A few weeks ago, I wrote about the subject of “letting go” in my column for The Forum. I’d had what seemed a rather profound (to me) experience involving a lesson in letting go. Writing about it was my way of learning more about myself, as well as lending a bit of insight to those who are not as far along in the parenting journey, and a connection to those who are either at a similar place or even further ahead and looking back now in remembrance.
Well, as these things often go, the column turned out to be fairly prophetic for me. Late last week, my in-laws called to say they were aching for a few kids and could they take a few of ours off our hands? It didn’t take too long for me in my suddenly-summer-weary state to say, “How early can you come?” “Tomorrow,” was the answer. It took a bit of rearranging, but it came to pass, and since last Friday I have had at least two, sometimes as many as three or four, fewer kids hanging about. And yes, it’s made a tremendous difference. My stress level has dropped about three notches since then. I’ve gotten a chance to reconnect with my 6-year-old, in particular, whose last four years of existence have been all about stepping aside for his more insistent little brother. My daughters have been arguing much less in the absence of the prickly energy of their oldest and youngest brothers whirling about. There are many pluses. But no matter what, as I’ve experienced before and will again, there’s always an emptiness that hovers annoyingly when one member of the family leaves for a while. Take out two of them and the hole is that much deeper.
I’ll admit, as light as I feel this week, I miss the humor of my oldest that peppers our lives. And a part of my heart feels ruptured from being away from my youngest. I have never been without him for this duration while in my home, and as feisty as he tends to be, I miss the way he talks and the things he says that bring spontaneous light to my days. Life is nice right now and I want to hang on to the blessing of this, but there’s that nagging feeling that something is missing. And, of course, it is. They are.
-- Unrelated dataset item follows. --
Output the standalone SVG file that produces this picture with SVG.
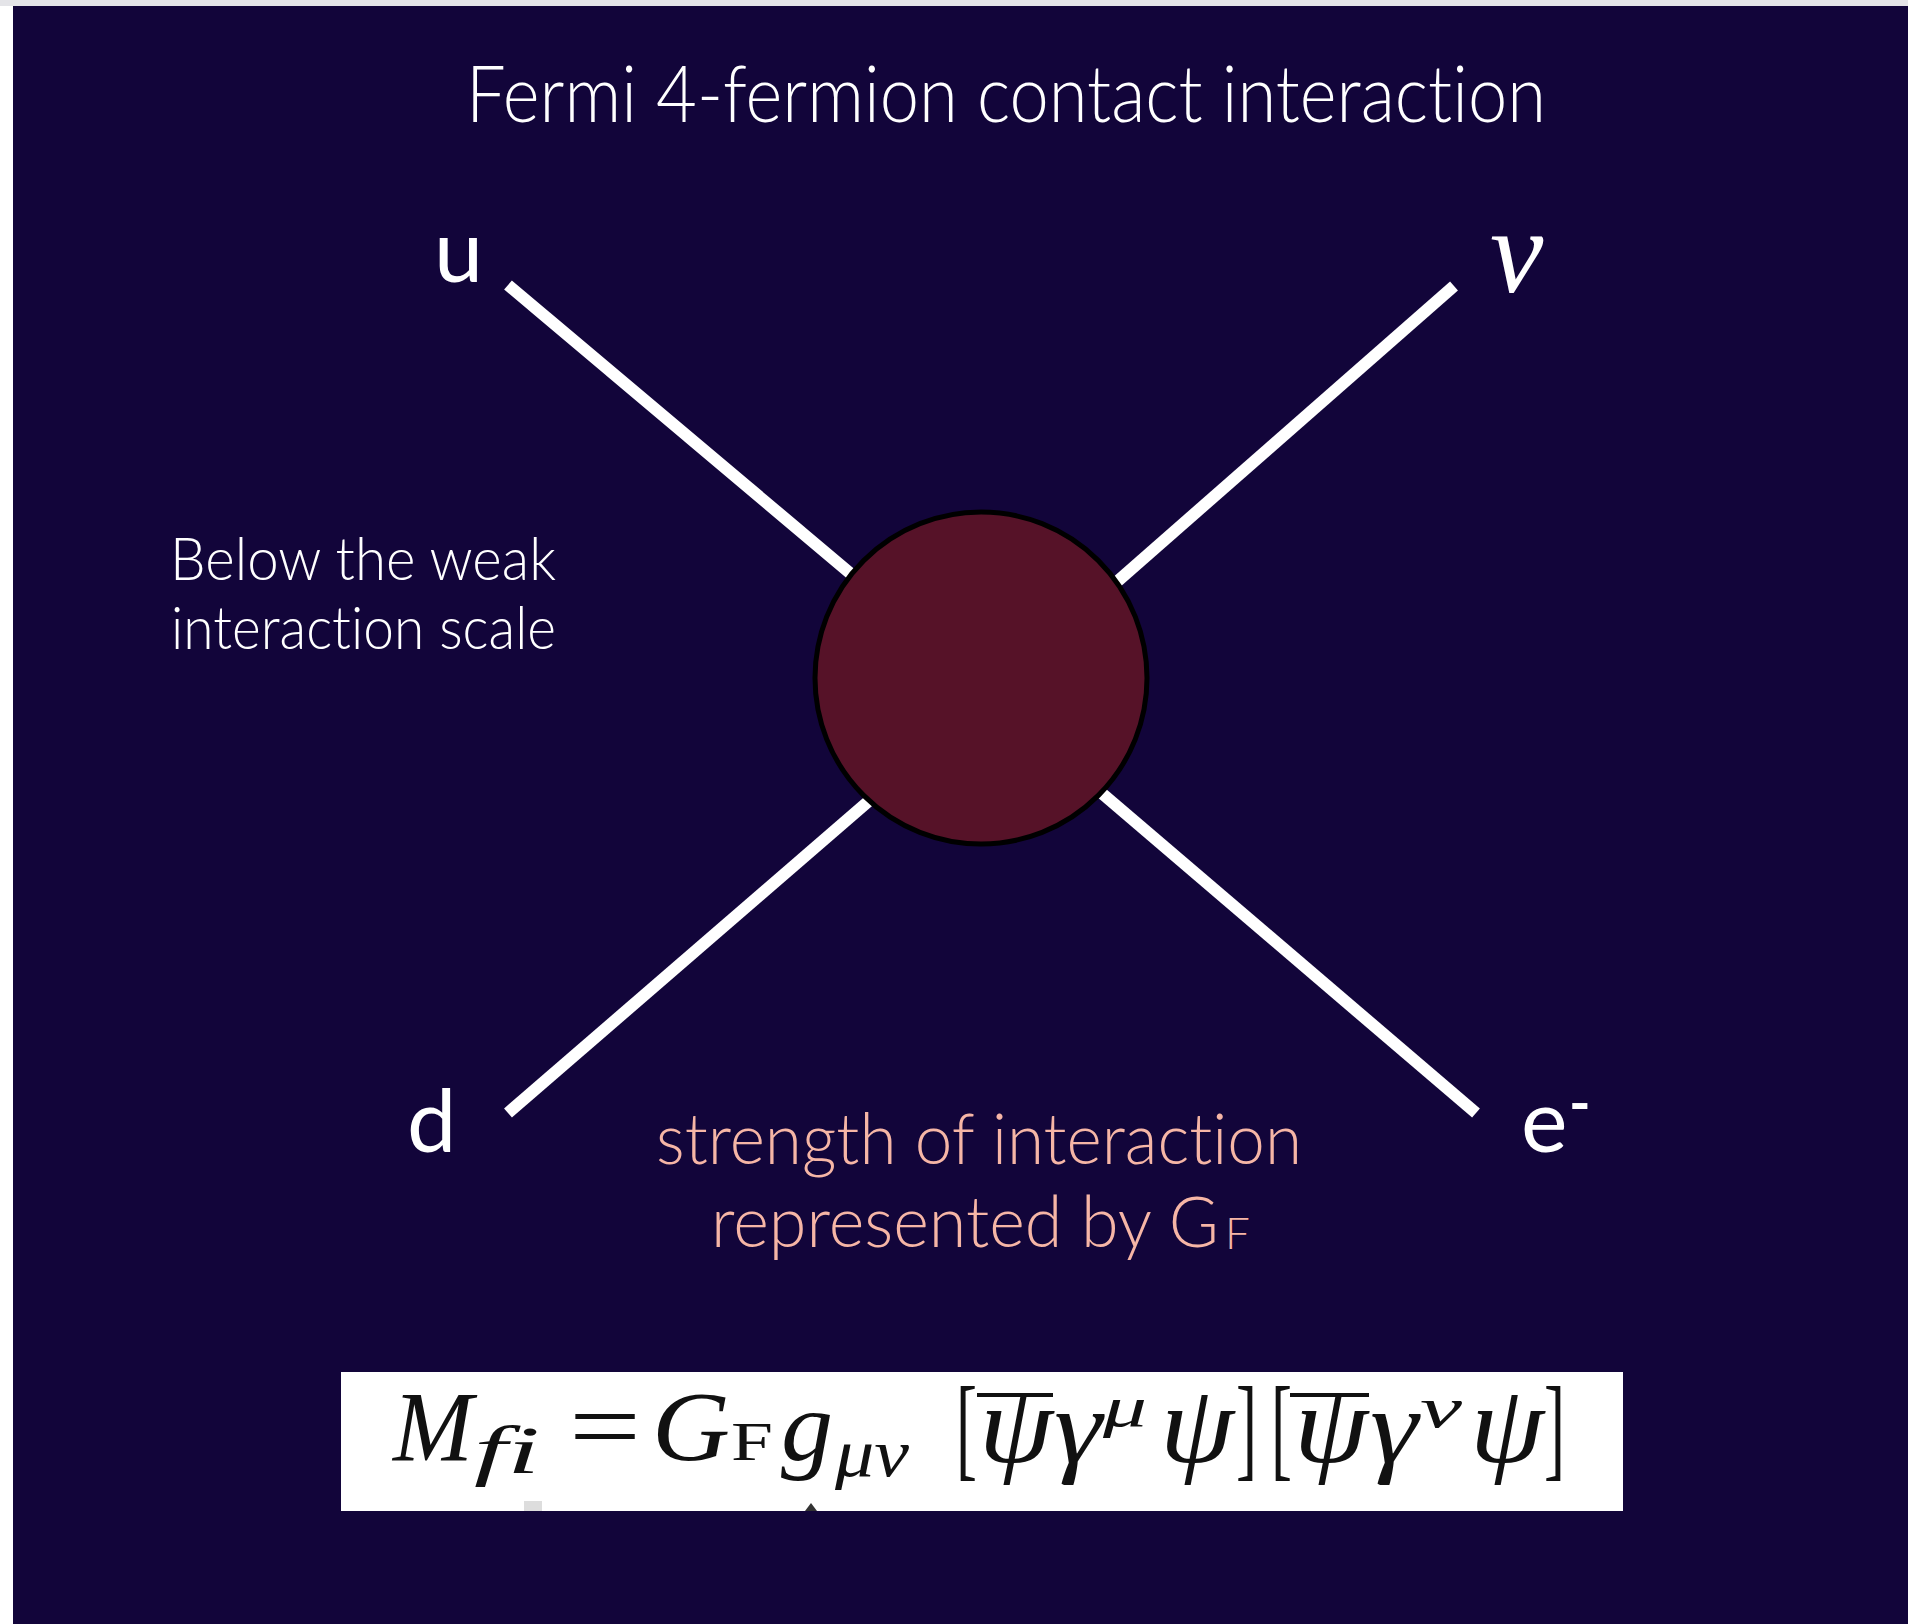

Today, I lost another one for a while. She went off to camp for the first time. More relief — one less body to tune into. Even less sibling rivalry. Less food to prepare. And to go along with all that, more emptiness, as well.
But I’m learning. Each time one of them floats away, I’m re-learning the lesson. Maybe by the time they leave for college, I’ll have it down. But probably not. I suspect that letting go is the hardest lesson we’re expected to learn on this earth. I suspect none of us will ever really learn it to perfection. And I know it’s a lesson we have to learn again and again and again.
That said, I know enough about it now to offer a few tips to those who will soon face their own letting-go moments with their children:
1) Be mindful of the fact that we are here to guide our children, not possess them. They are not “ours” to begin with. If we remember that, it’s easier to let go when the time comes.
2) Letting go is a crucial step toward their ability to grow in confidence, and gain necessary skills that will help them thrive in the world. We are doing our children a favor each time we allow them, within reason and at appropriate ages, to step out into the world without us.
3) Making a mental tally of what you can and can’t control about any given letting-go situation helps you move through it easier.
4) For example (see #3), I knew that I could not be at camp with my daughter to help her through any uncomfortable situations that might occur. But last night, I sneaked into bed with her, wrapped my arms around her, and talked to her. The talk turned into a prayer to remind her that even though I wouldn’t be there, God would be — at camp, and anywhere else she will go without me in this world. I told her she might feel lonely at times. I reminded her, also, what a privilege it is to go to camp, and how fortunate she is to have a friend to share it. I reminded her how much I love her, and how fun camp was for me as a child, even if I was a little nervous the first day. We can’t control everything, but there are some things we can do to make our kids’ experiences away from us less worrisome. Okay, and, yes, to help us as well.
5) And on that note, accept your own feelings that come with letting go. It’s okay to feel conflicted. When you feel that feeling, welcome it as part of the process.
6) Then, let go anyway, and know that in doing so, you’re doing your job.
7) Finally, once the vehicle containing your child is no longer visible, get on with your life. Stay busy. Do things you wouldn’t be able to do otherwise. Control what you can, and leave the rest to the God who loves your child even more than you do.
If you’re lucky, you’ll get a early-morning call from your daughter or son telling you of all the wonderful things they’re experiencing; things they might not have done if you’d been together. Or, you might receive an email from your mother-in-law with a photo that will assure you: all is as it should be.
Does this look like a child who is suffering over the absence of his Mom? Yeah, I thought so. It’s all as it should be, complete with Grandpa’s pancakes and love.